Glowing Onion Starts
The vegetable garden is well on it's way, with baby seedlings everywhere.  The cold frame is filled with cool season seeds and the seed starting rack inside is full of warm season seedlings.


April 14, Seed Sowing
This white butterfly hung out with me while I was planting seeds a couple days ago.

Friday, March 28, 2014

Late March in Pictures

Little Eli
Snowdrop's little buckling Eli has lot's of spunk,
 he likes to jump off the highest rocks and run the fastest.

First Day Outside
Our beautiful Lamancha goat Zolena gave birth to triplets a few nights ago, 2 bucklings and a doeling.

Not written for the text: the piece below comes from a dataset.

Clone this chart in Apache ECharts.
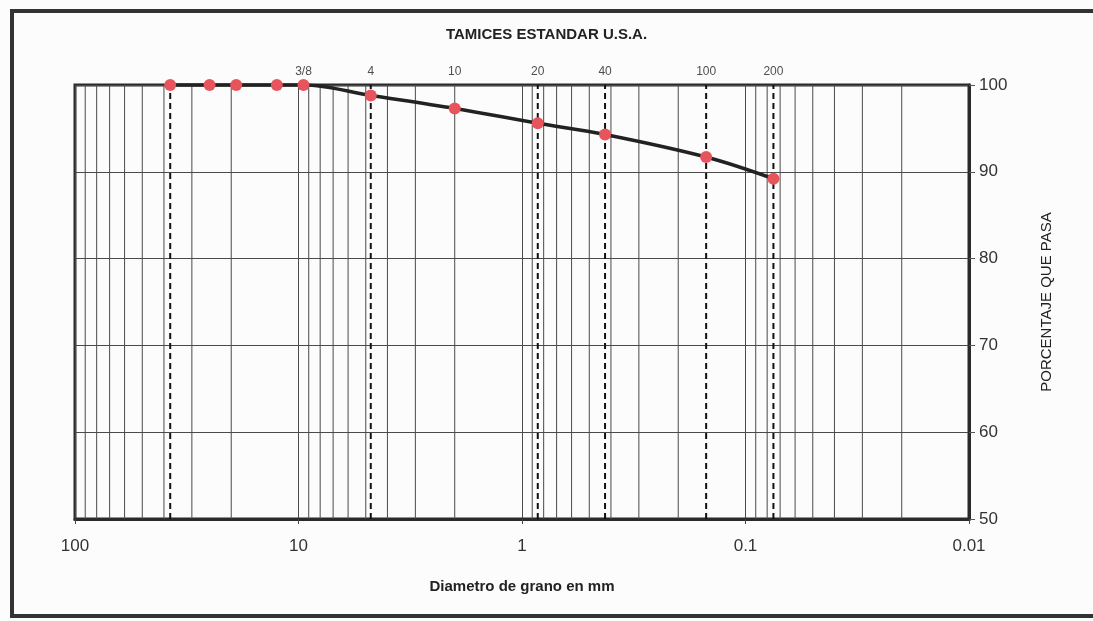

Our kidding season is now complete.  I've been having fun this March with 8 goat babies running around jumping, leaping and playing.  Spring smiles!

Kisses Say, "I Love You"
Our little Golden Retriever puppy giving kisses to Dad.

Good Morning Alarm Clock
We  have 2 roosters born and raised here, they have 25 hens between them and each has their own faithful harem following.  They're the early morning alarm clock around here, and when I say early, I'm talking around 4:30, the first crows happen slowly, then increase as the sun rises.  Luckily we enjoy our roosters and their crowing.  It helps that they're not too close to the house, so the sound is nice and lets us know the sun will be up soon.


"The Redheads"
Our family has beautiful redhead girls, daughter Tessa and our little girl dog Summer.

Playing in the Spring Sun
I'm enjoying life with all the goat kids this Spring.  
This little Nigerian  Doeling is adorable and loves to crawl in my lap for pets, I'm thinking of the name Elsie for her.  I'm trying to have them all named with E names, since that's the letter for the year for the ADGA, the American Dairy Goat Association.  

Last night on my way home from town, I paused to admire the 
evening painting in the sky and the beautiful silhouettes.